Please reproduce the lines of the records below from the one holding "Emit a web page" through the one holding "const toPoints = (xs, ys)", inclusive, skipping all pictures.

Recorded information:
--
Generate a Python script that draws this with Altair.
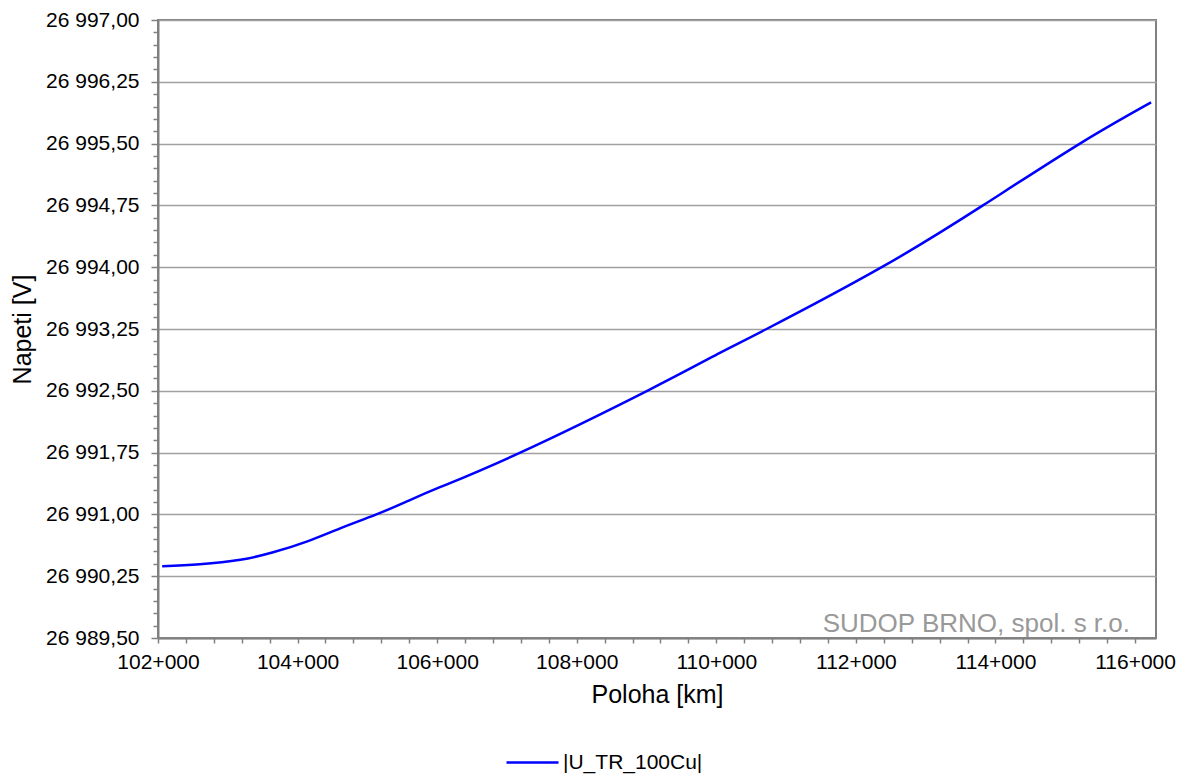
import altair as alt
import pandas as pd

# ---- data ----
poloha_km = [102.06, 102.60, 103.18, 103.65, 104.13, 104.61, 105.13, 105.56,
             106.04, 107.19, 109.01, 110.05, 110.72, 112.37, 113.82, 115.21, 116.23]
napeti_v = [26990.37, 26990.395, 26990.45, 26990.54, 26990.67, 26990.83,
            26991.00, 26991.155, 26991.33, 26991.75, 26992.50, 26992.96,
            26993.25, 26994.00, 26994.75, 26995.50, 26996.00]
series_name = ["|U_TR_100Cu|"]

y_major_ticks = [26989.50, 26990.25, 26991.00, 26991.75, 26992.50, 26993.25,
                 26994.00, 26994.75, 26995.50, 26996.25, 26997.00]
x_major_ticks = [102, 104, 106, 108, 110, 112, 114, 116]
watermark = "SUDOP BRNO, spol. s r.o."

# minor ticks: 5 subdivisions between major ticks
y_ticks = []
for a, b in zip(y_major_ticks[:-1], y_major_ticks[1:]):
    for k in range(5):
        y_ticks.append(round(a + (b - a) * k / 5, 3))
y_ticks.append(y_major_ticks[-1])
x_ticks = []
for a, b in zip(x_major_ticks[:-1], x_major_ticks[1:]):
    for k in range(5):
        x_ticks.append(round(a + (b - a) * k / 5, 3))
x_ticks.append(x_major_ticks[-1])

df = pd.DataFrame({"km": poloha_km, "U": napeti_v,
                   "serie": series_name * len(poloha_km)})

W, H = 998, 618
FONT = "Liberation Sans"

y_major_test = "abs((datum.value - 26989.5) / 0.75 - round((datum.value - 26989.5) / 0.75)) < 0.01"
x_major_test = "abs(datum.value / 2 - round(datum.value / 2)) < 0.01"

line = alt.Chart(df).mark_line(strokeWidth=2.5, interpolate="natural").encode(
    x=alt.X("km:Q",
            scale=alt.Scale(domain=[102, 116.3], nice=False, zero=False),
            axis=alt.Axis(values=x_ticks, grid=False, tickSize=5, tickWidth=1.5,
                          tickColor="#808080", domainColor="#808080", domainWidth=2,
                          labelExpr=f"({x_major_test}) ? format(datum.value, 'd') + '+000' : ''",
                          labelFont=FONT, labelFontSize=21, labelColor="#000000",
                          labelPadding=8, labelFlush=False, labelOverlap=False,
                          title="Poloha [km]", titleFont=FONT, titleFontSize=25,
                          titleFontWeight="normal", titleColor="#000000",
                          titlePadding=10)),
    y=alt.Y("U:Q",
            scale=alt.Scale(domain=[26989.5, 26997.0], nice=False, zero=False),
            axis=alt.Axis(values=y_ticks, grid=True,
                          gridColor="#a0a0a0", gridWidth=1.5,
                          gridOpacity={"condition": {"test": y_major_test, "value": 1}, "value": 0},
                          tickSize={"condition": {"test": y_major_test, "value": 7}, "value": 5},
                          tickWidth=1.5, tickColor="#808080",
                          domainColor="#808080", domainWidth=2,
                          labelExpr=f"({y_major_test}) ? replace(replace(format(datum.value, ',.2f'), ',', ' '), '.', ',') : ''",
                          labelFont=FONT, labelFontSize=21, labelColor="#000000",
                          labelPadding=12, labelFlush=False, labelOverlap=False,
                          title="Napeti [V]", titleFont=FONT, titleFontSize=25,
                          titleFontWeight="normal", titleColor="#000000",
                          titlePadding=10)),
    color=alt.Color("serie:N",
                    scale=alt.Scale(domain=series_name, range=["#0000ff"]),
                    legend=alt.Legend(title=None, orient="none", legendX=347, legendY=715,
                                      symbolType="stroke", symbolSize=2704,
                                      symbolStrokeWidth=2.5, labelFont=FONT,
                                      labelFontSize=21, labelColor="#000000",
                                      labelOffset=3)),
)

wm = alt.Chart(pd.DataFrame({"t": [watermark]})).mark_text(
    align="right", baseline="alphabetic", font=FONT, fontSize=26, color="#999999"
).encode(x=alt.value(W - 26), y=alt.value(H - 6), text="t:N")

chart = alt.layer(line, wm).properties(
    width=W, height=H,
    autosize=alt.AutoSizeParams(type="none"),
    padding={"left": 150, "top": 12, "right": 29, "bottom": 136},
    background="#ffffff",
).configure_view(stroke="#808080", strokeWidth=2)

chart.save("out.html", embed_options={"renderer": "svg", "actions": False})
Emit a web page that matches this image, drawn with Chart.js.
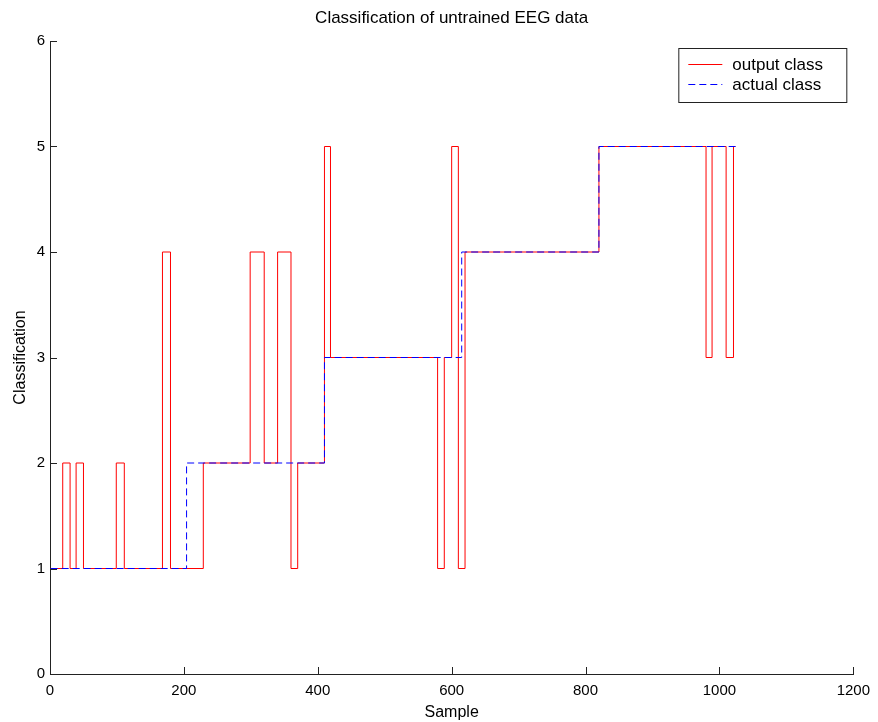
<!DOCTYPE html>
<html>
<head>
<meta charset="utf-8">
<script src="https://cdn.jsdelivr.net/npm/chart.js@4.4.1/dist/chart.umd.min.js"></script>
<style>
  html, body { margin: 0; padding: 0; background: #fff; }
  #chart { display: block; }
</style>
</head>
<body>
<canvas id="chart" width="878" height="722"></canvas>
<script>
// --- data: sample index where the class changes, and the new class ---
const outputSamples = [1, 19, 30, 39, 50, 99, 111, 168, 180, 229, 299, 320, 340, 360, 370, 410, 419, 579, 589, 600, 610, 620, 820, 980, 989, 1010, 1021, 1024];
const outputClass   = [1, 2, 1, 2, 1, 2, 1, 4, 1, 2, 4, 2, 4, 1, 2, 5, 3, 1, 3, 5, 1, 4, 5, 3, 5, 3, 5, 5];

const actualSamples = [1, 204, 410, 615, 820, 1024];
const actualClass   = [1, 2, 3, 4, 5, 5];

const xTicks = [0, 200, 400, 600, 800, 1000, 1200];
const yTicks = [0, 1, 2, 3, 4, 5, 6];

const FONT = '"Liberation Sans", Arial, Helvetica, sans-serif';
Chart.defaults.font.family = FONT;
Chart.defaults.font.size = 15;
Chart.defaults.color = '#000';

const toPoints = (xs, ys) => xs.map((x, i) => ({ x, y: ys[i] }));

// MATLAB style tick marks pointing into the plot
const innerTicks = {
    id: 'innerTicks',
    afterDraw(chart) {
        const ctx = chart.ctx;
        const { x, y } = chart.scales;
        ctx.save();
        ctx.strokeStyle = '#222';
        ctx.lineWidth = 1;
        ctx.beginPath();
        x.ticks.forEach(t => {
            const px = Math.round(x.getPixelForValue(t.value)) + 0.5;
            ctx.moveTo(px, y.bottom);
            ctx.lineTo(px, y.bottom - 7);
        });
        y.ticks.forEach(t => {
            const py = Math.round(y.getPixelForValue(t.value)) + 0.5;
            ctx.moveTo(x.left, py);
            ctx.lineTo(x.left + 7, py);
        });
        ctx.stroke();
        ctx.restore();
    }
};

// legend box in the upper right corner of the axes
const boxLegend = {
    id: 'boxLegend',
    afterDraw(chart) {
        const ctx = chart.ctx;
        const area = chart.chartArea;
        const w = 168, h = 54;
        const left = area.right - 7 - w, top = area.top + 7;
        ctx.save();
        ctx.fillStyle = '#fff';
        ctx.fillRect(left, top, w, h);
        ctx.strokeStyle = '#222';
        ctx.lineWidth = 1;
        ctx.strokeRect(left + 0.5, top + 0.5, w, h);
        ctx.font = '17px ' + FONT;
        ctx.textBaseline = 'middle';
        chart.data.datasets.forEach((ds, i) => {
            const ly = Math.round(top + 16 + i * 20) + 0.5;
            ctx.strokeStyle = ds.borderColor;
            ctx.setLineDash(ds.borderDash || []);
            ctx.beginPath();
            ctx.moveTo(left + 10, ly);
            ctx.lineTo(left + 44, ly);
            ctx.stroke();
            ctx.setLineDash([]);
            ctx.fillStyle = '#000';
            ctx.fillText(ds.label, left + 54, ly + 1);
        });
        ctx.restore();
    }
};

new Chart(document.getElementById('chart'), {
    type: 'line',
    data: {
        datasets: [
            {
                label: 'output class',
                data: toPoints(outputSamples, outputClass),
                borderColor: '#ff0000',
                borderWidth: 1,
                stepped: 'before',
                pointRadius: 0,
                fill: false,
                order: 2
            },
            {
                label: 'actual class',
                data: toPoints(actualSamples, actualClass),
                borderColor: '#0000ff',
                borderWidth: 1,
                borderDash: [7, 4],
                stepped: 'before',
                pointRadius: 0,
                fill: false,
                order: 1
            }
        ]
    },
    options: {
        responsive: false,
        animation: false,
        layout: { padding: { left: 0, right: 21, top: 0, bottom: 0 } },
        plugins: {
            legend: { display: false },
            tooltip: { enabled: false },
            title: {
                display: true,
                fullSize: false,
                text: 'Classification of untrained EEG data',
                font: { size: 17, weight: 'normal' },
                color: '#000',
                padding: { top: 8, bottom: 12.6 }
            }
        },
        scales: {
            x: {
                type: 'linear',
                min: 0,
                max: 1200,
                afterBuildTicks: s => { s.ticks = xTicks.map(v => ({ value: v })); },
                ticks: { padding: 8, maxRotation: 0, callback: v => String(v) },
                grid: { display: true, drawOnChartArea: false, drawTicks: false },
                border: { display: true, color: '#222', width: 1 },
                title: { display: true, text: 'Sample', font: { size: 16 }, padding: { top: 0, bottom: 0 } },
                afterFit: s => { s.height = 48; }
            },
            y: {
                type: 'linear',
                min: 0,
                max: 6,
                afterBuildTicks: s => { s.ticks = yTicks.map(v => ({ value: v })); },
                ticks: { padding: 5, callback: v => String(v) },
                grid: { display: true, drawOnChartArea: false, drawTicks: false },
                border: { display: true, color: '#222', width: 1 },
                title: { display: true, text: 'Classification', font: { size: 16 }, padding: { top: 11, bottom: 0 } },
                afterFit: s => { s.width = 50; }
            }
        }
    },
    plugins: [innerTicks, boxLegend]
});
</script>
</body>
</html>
--
Task solution:
Emit a web page that matches this image, drawn with Chart.js.
<!DOCTYPE html>
<html>
<head>
<meta charset="utf-8">
<script src="https://cdn.jsdelivr.net/npm/chart.js@4.4.1/dist/chart.umd.min.js"></script>
<style>
  html, body { margin: 0; padding: 0; background: #fff; }
  #chart { display: block; }
</style>
</head>
<body>
<canvas id="chart" width="878" height="722"></canvas>
<script>
// --- data: sample index where the class changes, and the new class ---
const outputSamples = [1, 19, 30, 39, 50, 99, 111, 168, 180, 229, 299, 320, 340, 360, 370, 410, 419, 579, 589, 600, 610, 620, 820, 980, 989, 1010, 1021, 1024];
const outputClass   = [1, 2, 1, 2, 1, 2, 1, 4, 1, 2, 4, 2, 4, 1, 2, 5, 3, 1, 3, 5, 1, 4, 5, 3, 5, 3, 5, 5];

const actualSamples = [1, 204, 410, 615, 820, 1024];
const actualClass   = [1, 2, 3, 4, 5, 5];

const xTicks = [0, 200, 400, 600, 800, 1000, 1200];
const yTicks = [0, 1, 2, 3, 4, 5, 6];

const FONT = '"Liberation Sans", Arial, Helvetica, sans-serif';
Chart.defaults.font.family = FONT;
Chart.defaults.font.size = 15;
Chart.defaults.color = '#000';

const toPoints = (xs, ys) => xs.map((x, i) => ({ x, y: ys[i] }));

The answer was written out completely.